NATIONAL AFFAIRS: OHIO BURNING

In one of the country's staunchest Republican districts, conservative voters are beginning to question their own party's disastrous policies

MATT TAIBBIPosted Nov 01, 2006 10:55 AM

That's why it's all the more stunning that Schmidt is now in a neck-and-neck race here with Democrat Victoria Wulsin, a local doctor who was heretofore little-known -- polls show the two virtually even. Which means the Ohio 2nd is the ultimate worst-case scenario for the Bush-era Republican leadership: a district that went from totally safe to absolutely up for grabs in less than two years.

The swift rise and fall of Jean Schmidt is a sort of Aesop's fable about the arrogance of the Bush/Rove/DeLay Republicans, an object lesson in what happens to a political party when it strays too far from its moorings. Like a line of Austro- Hungarian royals, the Bush Republicans ruled comfortably for a while but finally became corrupt and inbred, producing heirs too weak and stupid to rule. And it might be here in Ohio, a key battleground for red-blue politics, where the pitchforks will first crash through the castle gates.

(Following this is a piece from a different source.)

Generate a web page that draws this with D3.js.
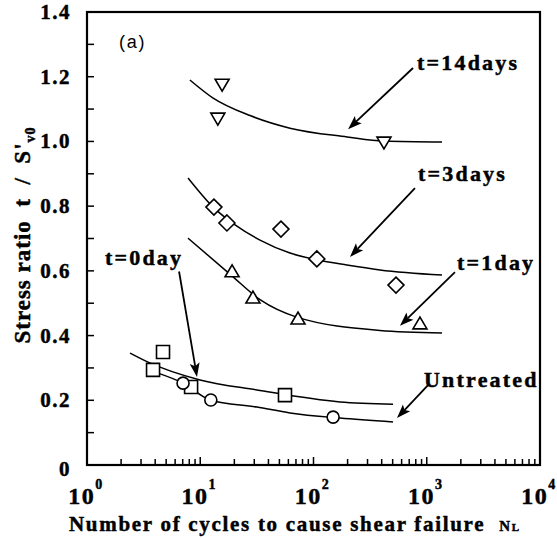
<!DOCTYPE html>
<html><head><meta charset="utf-8">
<script src="https://cdn.jsdelivr.net/npm/d3@7"></script>
<style>
body{margin:0;background:#fff;}
svg{display:block;}
text{font-family:"Liberation Serif","Times New Roman",serif;font-weight:bold;fill:#000;stroke:#000;stroke-width:0.45px;white-space:pre;}
</style></head>
<body>
<svg id="c" width="557" height="538"></svg>
<script>
// ---- data ----
const yTicks = [0, 0.2, 0.4, 0.6, 0.8, 1.0, 1.2, 1.4];
const yTickLabels = ["0", "0.2", "0.4", "0.6", "0.8", "1.0", "1.2", "1.4"];
const xDecades = [0, 1, 2, 3, 4];

// measured points
const ptsDay14 = [[15.6, 1.174], [14.3, 1.069], [419, 0.995]];
const ptsDay3  = [[13.2, 0.797], [17.2, 0.748], [51.6, 0.729], [107, 0.637], [535, 0.556]];
const ptsDay1  = [[19.1, 0.600], [29.2, 0.519], [73, 0.454], [871, 0.439]];
const ptsDay0  = [[4.69, 0.349], [3.83, 0.294], [8.3, 0.241], [56, 0.216]];
const ptsUntr  = [[7.05, 0.253], [12.4, 0.201], [149, 0.148]];

// fitted curves
const fitDay14 = [[8.1, 1.190], [13, 1.134], [27.5, 1.080], [62, 1.041], [198, 1.014], [419, 1.001], [1364, 0.998]];
const fitDay3  = [[7.8, 0.887], [13, 0.797], [20.3, 0.742], [33.7, 0.695], [62, 0.655], [107, 0.634], [197, 0.618], [386, 0.603], [1364, 0.587]];
const fitDay1  = [[7.8, 0.701], [18.7, 0.587], [34, 0.510], [71, 0.457], [386, 0.416], [1364, 0.408]];
const fitDay0  = [[2.4, 0.346], [3.46, 0.318], [9.95, 0.263], [31.7, 0.232], [171, 0.195], [504, 0.188]];
const fitUntr  = [[4.24, 0.284], [7.05, 0.253], [12.2, 0.201], [31.7, 0.179], [62, 0.161], [171, 0.145], [504, 0.133]];

// annotations: label text, label anchor (N, ratio), arrow start, arrow tip
const annLabels = ["t=14days", "t=3days", "t=1day", "t=0day", "Untreated"];
const annLabelPos = [[820, 1.221], [837, 0.878], [1850, 0.603], [1.44, 0.618], [946, 0.241]];
const annArrowFrom = [[757, 1.227], [787, 0.856], [1775, 0.596], [6.5, 0.598], [1026, 0.247]];
const annArrowTo   = [[202, 1.038], [210, 0.643], [580, 0.430], [9.36, 0.272], [546, 0.145]];

// ---- drawing ----
const svg = d3.select("#c");
const L = 87, R = 540, T = 12, B = 465;
const x = d3.scaleLog().domain([1, 1e4]).range([L, R]);
const y = d3.scaleLinear().domain([0, 1.4]).range([B, T]);

// y ticks (inward), major + minor every 0.1
const yAll = d3.range(0, 1.41, 0.1);
svg.append("g").selectAll("line").data(yAll).join("line")
  .attr("x1", L).attr("x2", L + 7)
  .attr("y1", d => y(d)).attr("y2", d => y(d))
  .attr("stroke", "#000").attr("stroke-width", 1.5);

// x ticks (inward)
const xMinor = [];
for (let e = 0; e < 4; e++) for (let k = 2; k <= 9; k++) xMinor.push(k * Math.pow(10, e));
svg.append("g").selectAll("line").data(xMinor).join("line")
  .attr("x1", d => x(d)).attr("x2", d => x(d))
  .attr("y1", B).attr("y2", B - 6)
  .attr("stroke", "#000").attr("stroke-width", 1.5);
svg.append("g").selectAll("line").data(xDecades.slice(1, 4)).join("line")
  .attr("x1", d => x(Math.pow(10, d))).attr("x2", d => x(Math.pow(10, d)))
  .attr("y1", B).attr("y2", B - 8)
  .attr("stroke", "#000").attr("stroke-width", 1.5);

// frame
svg.append("rect").attr("x", L).attr("y", T).attr("width", R - L).attr("height", B - T)
  .attr("fill", "none").attr("stroke", "#000").attr("stroke-width", 2.2);

// y tick labels
svg.append("g").selectAll("text").data(yTicks).join("text")
  .attr("x", L - 16).attr("y", (d, i) => y(d) + (i === 0 ? 11 : 7))
  .attr("text-anchor", "end").attr("font-size", 21).attr("letter-spacing", 1.5)
  .text((d, i) => yTickLabels[i]);

// x tick labels 10^k
const xl = svg.append("g").selectAll("text").data(xDecades).join("text")
  .attr("x", d => x(Math.pow(10, d)) - 1).attr("y", 504)
  .attr("text-anchor", "middle").attr("font-size", 24).attr("letter-spacing", 1.5);
xl.append("tspan").text("10");
xl.append("tspan").attr("dy", -15).attr("font-size", 14).text(d => d);

// axis titles
const xt = svg.append("text").attr("x", 69).attr("y", 531).attr("font-size", 21).attr("letter-spacing", 1.7);
xt.append("tspan").text("Number of cycles to cause shear failure  ");
xt.append("tspan").attr("font-size", 15).text("N");
xt.append("tspan").attr("font-size", 11).text("L");

const yt = svg.append("text").attr("transform", "translate(30,235) rotate(-90)")
  .attr("text-anchor", "middle").attr("font-size", 23).attr("letter-spacing", 1);
yt.append("tspan").text("Stress ratio  t  /  S'");
yt.append("tspan").attr("font-size", 14).attr("dy", 5).text("v0");

// panel label
svg.append("text").attr("x", 119).attr("y", 48).attr("font-size", 18)
  .style("font-family", "'Liberation Sans', Arial, sans-serif").style("font-weight", "normal")
  .style("stroke-width", "0px").attr("letter-spacing", 1.8).text("(a)");

// curves
const line = d3.line().x(d => x(d[0])).y(d => y(d[1])).curve(d3.curveMonotoneX);
[fitDay14, fitDay3, fitDay1, fitDay0, fitUntr].forEach(c => {
  svg.append("path").datum(c).attr("d", line)
    .attr("fill", "none").attr("stroke", "#000").attr("stroke-width", 1.5);
});

// markers
function drawPts(data, path) {
  svg.append("g").selectAll("path").data(data).join("path")
    .attr("transform", d => `translate(${x(d[0])},${y(d[1])})`)
    .attr("d", path).attr("fill", "#fff").attr("stroke", "#000").attr("stroke-width", 1.6);
}
const tri = (s, down) => {
  const h = s * 0.85, w = s / 2;
  return down ? `M${-w},${-h/2}L${w},${-h/2}L0,${h/2}Z` : `M${-w},${h/2}L${w},${h/2}L0,${-h/2}Z`;
};
drawPts(ptsDay14, tri(14, true));
drawPts(ptsDay3, "M0,-8L8,0L0,8L-8,0Z");
drawPts(ptsDay1, tri(14, false));
drawPts(ptsDay0, "M-6.5,-6.5H6.5V6.5H-6.5Z");
drawPts(ptsUntr, d3.symbol().type(d3.symbolCircle).size(Math.PI * 6 * 6)());

// annotations
svg.append("g").selectAll("text").data(annLabels).join("text")
  .attr("x", (d, i) => x(annLabelPos[i][0])).attr("y", (d, i) => y(annLabelPos[i][1]))
  .attr("font-size", 22).attr("letter-spacing", 2.2).text(d => d);

annLabels.forEach((d, i) => {
  const x1 = x(annArrowFrom[i][0]), y1 = y(annArrowFrom[i][1]);
  const x2 = x(annArrowTo[i][0]), y2 = y(annArrowTo[i][1]);
  const ang = Math.atan2(y2 - y1, x2 - x1);
  const hl = 14, hw = 5;
  const bx = x2 - hl * Math.cos(ang), by = y2 - hl * Math.sin(ang);
  svg.append("line").attr("x1", x1).attr("y1", y1).attr("x2", bx + 3 * Math.cos(ang)).attr("y2", by + 3 * Math.sin(ang))
    .attr("stroke", "#000").attr("stroke-width", 1.8);
  const px = -Math.sin(ang), py = Math.cos(ang);
  svg.append("path")
    .attr("d", `M${x2},${y2}L${bx + hw * px},${by + hw * py}L${bx + 3 * Math.cos(ang)},${by + 3 * Math.sin(ang)}L${bx - hw * px},${by - hw * py}Z`)
    .attr("fill", "#000");
});
</script>
</body></html>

The town of Mason, Ohio, exists on a kind of philosophical fault line of Republican politics. The heart of Warren County, perhaps the most conservative and religious of the district's seven counties, Mason is rapidly splitting into two separate and distinct political blocs: old and new.

Twenty years ago, this county was nothing but flat farmland, a few old houses here and there in a huge sea of soybean fields. But in the time since, it has become a New Economy boomtown, attracting companies like Procter & Gamble and the optics firm Luxottica, which in turn have drawn thousands of affluent new settlers to the area.

Towns like Mason are now half old-fashioned, Reagan-esque farmhouses and country parishes, and half a kind of idealized corporate Pleasantville, full of gleaming suburban residential developments, strip malls and huge new megachurches. You can walk down Mason-Montgomery Road in the center of town and literally see old-school fiscal conservatism on one side and the new suburban evangelical Pax Americana on the other -- the ghosts of Republicans past and future, hand in hand.

I'm standing alongside this vantage point late one afternoon before the election when a burly young man in a WearGuard jacket and boots, maybe a mechanic of some kind -- old Mason, rather than new Mason -- approaches from the far end of the downtown street. I walk up and ask him what he thinks of the candidates in the congressional race.

"The candidates?" he hisses. "The candidates?"

"Right," I say warily. "The candidates."

The man glares at me, then tilts his head back, hocks up a ball of something in his mouth, and power-loogeys a nearby stop sign. The gooey spitball lands with an audible pang, then clings slothfully to the cold metal.

"Anything else you want to talk about?" he asks.

"Um, no, I'm good," I say. "Candidates not a good topic, I hear you."

"Goddamn right they're a bad topic," he snaps, storming away.

There's a faint whiff of trouble in this remade Republican paradise, a kind of weird tension percolating below the surface. A former farmer complains that his once-quaint town now looks like Disneyland in the new sections. A plumber nursing a beer at a sports bar at lunchtime goes off about "all those soccer Mom bitches." A churchgoer confesses displeasure at his congregation's demand that an American flag be posted behind the pulpit ("That's a big no-no to me -- those things should be separate"). And when talking about politics, local conservatives complain about the rancor, the divisiveness, the partisan bitching, the negative campaigning, the shallowness of politics today.

This is why the geography of towns like Mason suggests a possible future fissure within the Republican Party. What began as grumbling between residents of different parts of town has become a tangible ballot phenomenon, as a growing number of traditional fiscal conservatives are breaking politically with the hard-core, extreme social conservatism of the new Bush-era evangelical Republicans across town.

In Warren County, that split is symbolized by the defection of Betty Davis, an old-school conservative who served as mayor of Mason for two years and a city council member for twenty-one. This election season, Davis has decided to back Rep. Ted Strickland, the Democratic candidate for governor, against Ken Blackwell, Ohio's notorious secretary of state who helped rig the 2004 election in Bush's favor.

"In Warren County there's a divide between what Republican values used to be and what they are now," says Davis. "Nowadays, the right-to-lifers control everything."

Davis is part of Republicans for Strickland, a group of 300 or so prominent Ohio Republicans across the state who have jumped ship. Another member of that group, prominent Columbus attorney Rocky Saxbe, explains that the state's new Republicans have left moderate conservatives with no place to go. He cited abortion, gay rights and an unwillingness to work with Democrats as three areas where moderates like himself are upset with Republicans like Blackwell and Schmidt. Local voters, he adds, are also increasingly pissed about the scorched-earth, negative style of campaigning favored by these new-school Republicans.

"It's a national phenomenon," says Saxbe. "A lot of those negative ads and fliers are coming primarily out of Washington. It's run by people who don't live in the district, who care only about winning."